Il ritorno di Elly Schlein da qualche giorno di vacanza è coinciso con il riaccendersi delle polemiche tra maggioranza e opposizione. Il terreno di scontro è tornato quello della gestione migratoria, visto che il governo vuole dare una stretta alle regole imposte dall’esecutivo Conte 2. L’impennata di sbarchi ha riportato l’attenzione su Lampedusa e le altre località di accoglienza dove approdano, cariche di migranti, le navi della Marina italiana, quelle delle Ong e i barconi degli scafisti. Fortunatamente, dopo la strage di Cutro non si sono registrati altri episodi tragici nelle acque italiane. Che invece sono purtroppo avvenuti in quelle maltesi, ma in questi casi non si sono alzate voci scandalizzate, forse per non disturbare troppo il Parlamento europeo presieduto proprio da una maltese, Roberta Metsola.



La strategia del governo Meloni segue due direttrici. La prima è stata la nomina del prefetto Valerio Valenti come commissario straordinario dopo avere dichiarato, nei giorni scorsi, lo stato di emergenza per l’immigrazione: un provvedimento che dovrebbe garantire una gestione più snella dei centri di accoglienza con la possibilità di aprirne di nuovi. Valenti era già il capo del dipartimento del ministero dell’Interno per le libertà civili e l’immigrazione. La sua azione dovrà svolgersi in coordinamento con le Regioni. Ma i presidenti degli enti locali “rossi” (Emilia-Romagna, Toscana, Campania e Puglia) non hanno sottoscritto l’intesa.



Ai governatori del Pd si sono accodati i sindaci delle grandi città amministrate dal Pd: Gualtieri di Roma, Sala di Milano, Manfredi di Napoli, Lorusso di Torino, Nardella di Firenze e Lepore di Bologna. Questi primi cittadini se la sono presa, invece, con l’intenzione del governo di abolire la protezione speciale per i migranti. Qui è scoppiato un pandemonio quando Giorgia Meloni ha detto che non esistono norme europee che la impongano né la regolamentino, e quindi ogni Stato fa come crede. La Francia, per esempio, non prevede una protezione speciale. Altre nazioni Ue dispongono forme di “protezione complementare”, ma non sono Paesi di primo approdo come è l’Italia: a differenza che da noi, i flussi sono molto più controllati e i numeri ridotti.



In più, ieri è arrivato dal leader del Ppe Manfred Weber un netto endorsement alle scelte del Governo.
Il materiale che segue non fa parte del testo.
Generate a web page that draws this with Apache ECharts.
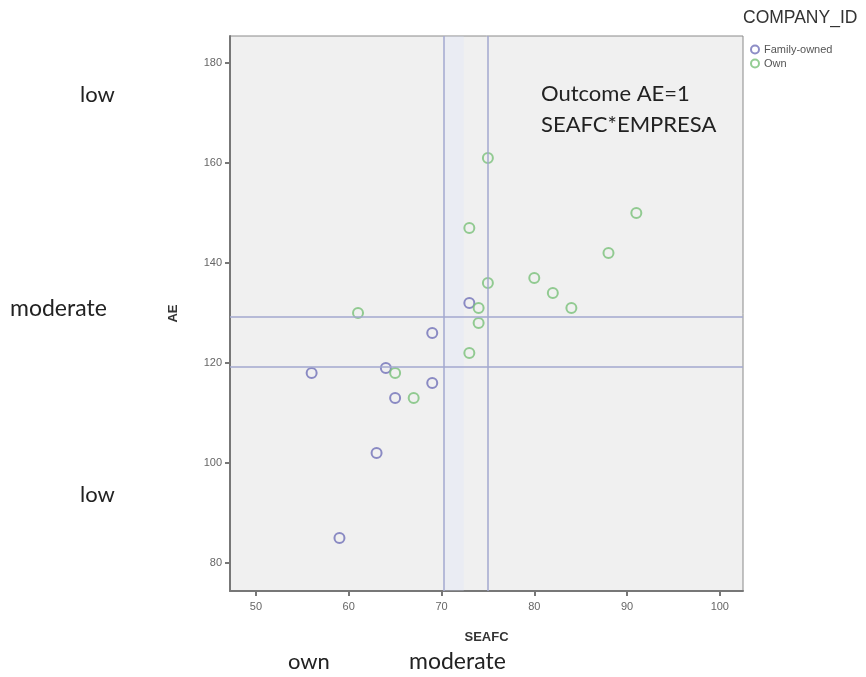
<!DOCTYPE html>
<html>
<head>
<meta charset="utf-8">
<script src="https://cdn.jsdelivr.net/npm/echarts@6/dist/echarts.min.js"></script>
<style>
  html, body { margin: 0; padding: 0; background: #fff; }
  #chart { width: 866px; height: 677px; }
</style>
</head>
<body>
<div id="chart"></div>
<script>
// data: [SEAFC, AE]
const familyOwned = [
  [73, 132], [69, 126], [69, 116], [64, 119], [56, 118],
  [65, 113], [63, 102], [59, 85]
];
const own = [
  [75, 161], [73, 147], [91, 150], [88, 142], [80, 137],
  [82, 134], [84, 131], [75, 136], [74, 131], [74, 128],
  [73, 122], [61, 130], [65, 118], [67, 113]
];
const xTicks = [50, 60, 70, 80, 90, 100];
const yTicks = [80, 100, 120, 140, 160, 180];
const vLines = [70.2, 75];
const hLines = [119.2, 129.2];

const chart = echarts.init(document.getElementById('chart'));

const lineColor = '#a3a9cf';
const labelFont = 'Lato, "Open Sans", sans-serif';
const note = (text, left, top, size) => ({
  type: 'text', left, top,
  style: { text, fontSize: size || 22, fill: '#222', fontFamily: labelFont }
});

chart.setOption({
  backgroundColor: '#fff',
  animation: false,
  grid: {
    left: 230, top: 36, width: 513, height: 555,
    show: true, backgroundColor: '#f0f0f0',
    borderColor: '#8a8a8a', borderWidth: 1
  },
  legend: {
    orient: 'vertical',
    left: 745, top: 39,
    itemWidth: 8, itemHeight: 8, itemGap: 3,
    icon: 'circle',
    textStyle: { fontSize: 11, color: '#555', fontFamily: 'Arial, sans-serif' },
    data: ['Family-owned', 'Own']
  },
  xAxis: {
    type: 'value', min: 47.2, max: 102.5,
    name: 'SEAFC', nameLocation: 'middle', nameGap: 40,
    nameTextStyle: { fontWeight: 'bold', fontSize: 13, color: '#333', fontFamily: 'Arial, sans-serif' },
    axisLine: { onZero: false, lineStyle: { color: '#777', width: 2 } },
    axisTick: { show: true, length: 5, customValues: xTicks, lineStyle: { color: '#777', width: 2 } },
    axisLabel: { customValues: xTicks, fontSize: 11, color: '#666', margin: 10 },
    splitLine: { show: false }
  },
  yAxis: {
    type: 'value', min: 74.4, max: 185.4,
    name: 'AE', nameLocation: 'middle', nameGap: 50, nameRotate: 90,
    nameTextStyle: { fontWeight: 'bold', fontSize: 13, color: '#333', fontFamily: 'Arial, sans-serif' },
    axisLine: { onZero: false, lineStyle: { color: '#777', width: 2 } },
    axisTick: { show: true, length: 5, customValues: yTicks, lineStyle: { color: '#777', width: 2 } },
    axisLabel: { customValues: yTicks, fontSize: 11, color: '#666', margin: 8 },
    splitLine: { show: false }
  },
  series: [
    {
      name: 'Family-owned',
      type: 'scatter',
      symbol: 'circle',
      symbolSize: 10,
      itemStyle: { color: 'rgba(0,0,0,0)', borderColor: '#7070b8', borderWidth: 2 },
      data: familyOwned,
      markLine: {
        silent: true, symbol: 'none', label: { show: false },
        lineStyle: { color: lineColor, width: 1.5, type: 'solid' },
        data: vLines.map(v => ({ xAxis: v })).concat(hLines.map(v => ({ yAxis: v })))
      },
      markArea: {
        silent: true,
        itemStyle: { color: 'rgba(215,222,250,0.25)' },
        data: [[{ xAxis: vLines[0] }, { xAxis: 72.4 }]]
      },
      z: 3
    },
    {
      name: 'Own',
      type: 'scatter',
      symbol: 'circle',
      symbolSize: 10,
      itemStyle: { color: 'rgba(0,0,0,0)', borderColor: '#79c079', borderWidth: 2 },
      data: own,
      z: 3
    }
  ],
  graphic: [
    { type: 'text', left: 743, top: 9, style: { text: 'COMPANY_ID', fontSize: 17.5, fill: '#333', fontFamily: 'Arial, sans-serif' } },
    note('Outcome AE=1', 541, 83),
    note('SEAFC*EMPRESA', 541, 114),
    note('low', 80, 84),
    note('moderate', 10, 297, 23),
    note('low', 80, 484),
    note('own', 288, 651),
    note('moderate', 409, 650, 23)
  ]
});
</script>
</body>
</html>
Weber, che sta lavorando ad un’alleanza Ppe-Conservatori in vista della prossima legislatura europea, ha ringraziato le autorità italiane per i salvataggi che stanno facendo, ha detto che lo sforzo non può essere solo italiano ma europeo e che nella Commissione c’è un deficit di consapevolezza del ruolo italiano. E che Germania e Francia “devono aiutare”. Un’intervista, quella rilasciata al Corriere della Sera, improntata alla salvaguardia e al rispetto dei confini.

Il fatto è che la protezione speciale “all’italiana” è, come spesso accade in casa nostra, una pezza messa a tamponare una situazione critica: poiché non si riusciva a rimpatriare gli stranieri irregolari, è stato deciso di concedere loro questi permessi speciali di permanenza in attesa che qualcosa accadesse. Oltretutto, a sinistra dimenticano che il primo a proporli fu il governo Conte 1, con Matteo Salvini all’Interno, e dimenticano pure che appena varato il Conte 2 il Quirinale fece pressioni sul Viminale (ministro Lamorgese) affinché i decreti Salvini fossero modificati, come poi accadde. Dal 2020 la protezione speciale è diventata un permesso biennale che dà la possibilità di ottenere un permesso di lavoro. Il risultato però è stato un fallimento: in quattro anni appena il 6% dei permessi speciali sono stati trasformati in permessi lavorativi. Quindi sono sostanzialmente inutili. Il governo Meloni ha deciso altre strade per cercare di dare lavoro a chi arriva in Italia. Mossa improvvida? Può essere. Ma il sistema va comunque riformato.